Renewal model for dependent binary sequences

TL;DR

This paper introduces a renewal-based model for generating dependent binary sequences with controllable correlation decay, demonstrating its effectiveness and theoretical properties like entropy and limit theorems.

Contribution

It develops a renewal process framework for modeling dependent binary sequences, analyzing correlation structures, and establishing theoretical properties such as entropy and limit theorems.

Findings

Can model subexponential decay of correlations

Demonstrates maximum entropy principle for the model

Establishes law of large numbers and CLT for observables

Abstract

We suggest to construct infinite stochastic binary sequences by associating one of the two symbols of the sequence with the renewal times of an underlying renewal process.

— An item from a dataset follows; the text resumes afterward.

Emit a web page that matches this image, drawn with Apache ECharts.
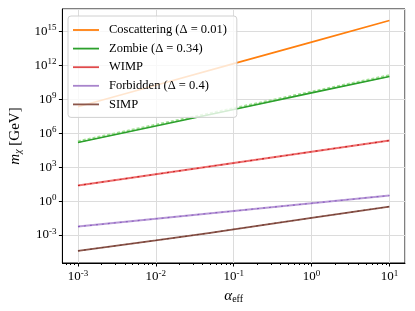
<!DOCTYPE html>
<html><head><meta charset="utf-8">
<script src="https://cdn.jsdelivr.net/npm/echarts@6/dist/echarts.min.js"></script>
<style>html,body{margin:0;padding:0;background:#fff}#c{width:415px;height:311px}</style>
</head><body><div id="c"></div><script>
// data
const alphaEff = [1e-3, 1e-2, 1e-1, 1, 10];
const coscattering = [2.24e8, 1.78e10, 1.45e12, 1.15e14, 9.3e15];
const zombie = [1.55e5, 4.47e6, 1.29e8, 3.72e9, 1.07e11];
const zombieApprox = [1.86e5, 5.4e6, 1.55e8, 4.5e9, 1.29e11];
const wimp = [24, 240, 2340, 2.34e4, 2.29e5];
const forbidden = [5.6e-3, 2.75e-2, 0.135, 0.646, 3.16];
const simpAlpha = [1e-3, 1e-2, 0.05, 0.1, 1, 10];
const simp = [3.98e-5, 3.39e-4, 1.55e-3, 3.24e-3, 3.31e-2, 0.331];
const legendNames = ['Coscattering (Δ = 0.01)', 'Zombie (Δ = 0.34)', 'WIMP', 'Forbidden (Δ = 0.4)', 'SIMP'];
const legendColors = ['#ff7f0e', '#2ca02c', '#e04a4b', '#a884cc', '#8c564b'];
const minorTicks = [];
for (let e = -4; e <= 1; e++) for (let k = 2; k <= 9; k++) minorTicks.push(k * Math.pow(10, e));

const pairs = (xs, ys) => xs.map((x, i) => [x, ys[i]]);
const serif = 'Liberation Serif';
const supLabel = (v, step) => {
  const e = Math.log10(v);
  const r = Math.round(e);
  if (Math.abs(e - r) > 1e-6 || r % step !== 0) return '';
  return '{b|10}{s|' + (r < 0 ? '-' + (-r) : r) + '}';
};
const richLab = {
  b: {fontFamily: serif, fontSize: 13, color: '#000'},
  s: {fontFamily: serif, fontSize: 9, color: '#000', padding: [0, 0, 7, 0]}
};
const line = (name, xs, ys, color, width, extra) => Object.assign({
  name, type: 'line', data: pairs(xs, ys), symbol: 'none', smooth: false,
  lineStyle: {color, width}, itemStyle: {color}, animation: false, silent: true
}, extra || {});

const chart = echarts.init(document.getElementById('c'), null, {renderer: 'canvas'});
chart.setOption({
  animation: false,
  grid: {left: 62, right: 10, top: 9, bottom: 48, show: true, borderColor: '#000', borderWidth: 1, backgroundColor: 'transparent'},
  xAxis: [{
    type: 'log', logBase: 10, min: Math.pow(10, -3.2), max: Math.pow(10, 1.2),
    name: '{a|α}{e|eff}', nameLocation: 'middle', nameGap: 18,
    nameTextStyle: {rich: {a: {fontFamily: serif, fontSize: 15, fontStyle: 'italic', color: '#000'}, e: {fontFamily: serif, fontSize: 10, color: '#000', padding: [6, 0, 0, 0]}}},
    axisLine: {show: true, lineStyle: {color: '#000', width: 1}},
    axisTick: {show: true, inside: false, length: 3.5, lineStyle: {color: '#000'}},
    axisLabel: {margin: 6, formatter: v => supLabel(v, 1), rich: richLab, showMinLabel: false, showMaxLabel: false},
    splitLine: {show: true, lineStyle: {color: '#dcdcdc', width: 1}}
  }, {
    type: 'log', logBase: 10, min: Math.pow(10, -3.2), max: Math.pow(10, 1.2), position: 'bottom',
    axisLine: {show: false}, axisLabel: {show: false}, splitLine: {show: false},
    axisTick: {show: true, length: 2, customValues: minorTicks, lineStyle: {color: '#000'}}
  }],
  yAxis: {
    type: 'log', logBase: 1000, min: Math.pow(10, -5.47), max: Math.pow(10, 16.99),
    name: '{m|m}{c|χ}{g| [GeV]}', nameLocation: 'middle', nameGap: 28, nameRotate: 90,
    nameTextStyle: {rich: {m: {fontFamily: serif, fontSize: 15, fontStyle: 'italic', color: '#000'}, c: {fontFamily: serif, fontSize: 10, fontStyle: 'italic', color: '#000', padding: [6, 0, 0, 0]}, g: {fontFamily: serif, fontSize: 15, color: '#000'}}},
    axisLine: {show: true, lineStyle: {color: '#000', width: 1}},
    axisTick: {show: true, length: 3.5, lineStyle: {color: '#000'}},
    axisLabel: {margin: 6, formatter: v => supLabel(v, 3), rich: richLab, showMinLabel: false, showMaxLabel: false},
    splitLine: {show: true, lineStyle: {color: '#dcdcdc', width: 1}}
  },
  legend: {
    data: legendNames.map((n, i) => ({name: n, itemStyle: {color: legendColors[i]}})),
    orient: 'vertical', left: 68, top: 16, icon: 'rect',
    padding: [7, 10, 6, 5], itemGap: 4.6, itemWidth: 26, itemHeight: 1.8,
    backgroundColor: 'rgba(255,255,255,0.8)', borderColor: '#d0d0d0', borderWidth: 1, borderRadius: 3,
    textStyle: {fontFamily: serif, fontSize: 12.5, lineHeight: 14, color: '#000', padding: [0, 0, 0, 5]}
  },
  series: [
    line(legendNames[0], alphaEff, coscattering, '#ff7f0e', 1.6),
    line('zombie approx', alphaEff, zombieApprox, '#9fdf92', 2.6, {lineStyle: {color: '#9fdf92', width: 2.6, type: [3, 2]}, z: 1}),
    line(legendNames[1], alphaEff, zombie, '#2ca02c', 1.6),
    line(legendNames[2], alphaEff, wimp, '#ee7070', 2),
    line('wimp approx', alphaEff, wimp, '#c81e20', 1, {lineStyle: {color: '#c81e20', width: 1.1, type: [2, 4]}}),
    line(legendNames[3], alphaEff, forbidden, '#b89ad6', 2),
    line('forbidden approx', alphaEff, forbidden, '#8a5cc0', 1, {lineStyle: {color: '#8a5cc0', width: 1.1, type: [2, 4]}}),
    line(legendNames[4], simpAlpha, simp, '#8c564b', 1.8),
    line('simp approx', simpAlpha, simp, '#6b3830', 1, {lineStyle: {color: '#6b3830', width: 1, type: [2, 4]}})
  ]
});
</script></body></html>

Focusing on stationary binary sequences corresponding to delayed renewal processes, we investigate correlations and the ability of the model to implement a prescribed autocovariance structure, showing that a large variety of subexponential decay of correlations can be accounted for. In particular, robustness and efficiency of the method are tested by generating binary sequences with polynomial and stretched-exponential decay of correlations. Moreover, to justify the maximum entropy principle for model selection, an asymptotic equipartition property for typical sequences that naturally leads to the Shannon entropy of the waiting time distribution is demonstrated. To support the comparison of the theory with data, a law of large numbers and a central limit theorem are established for the time average of general observables.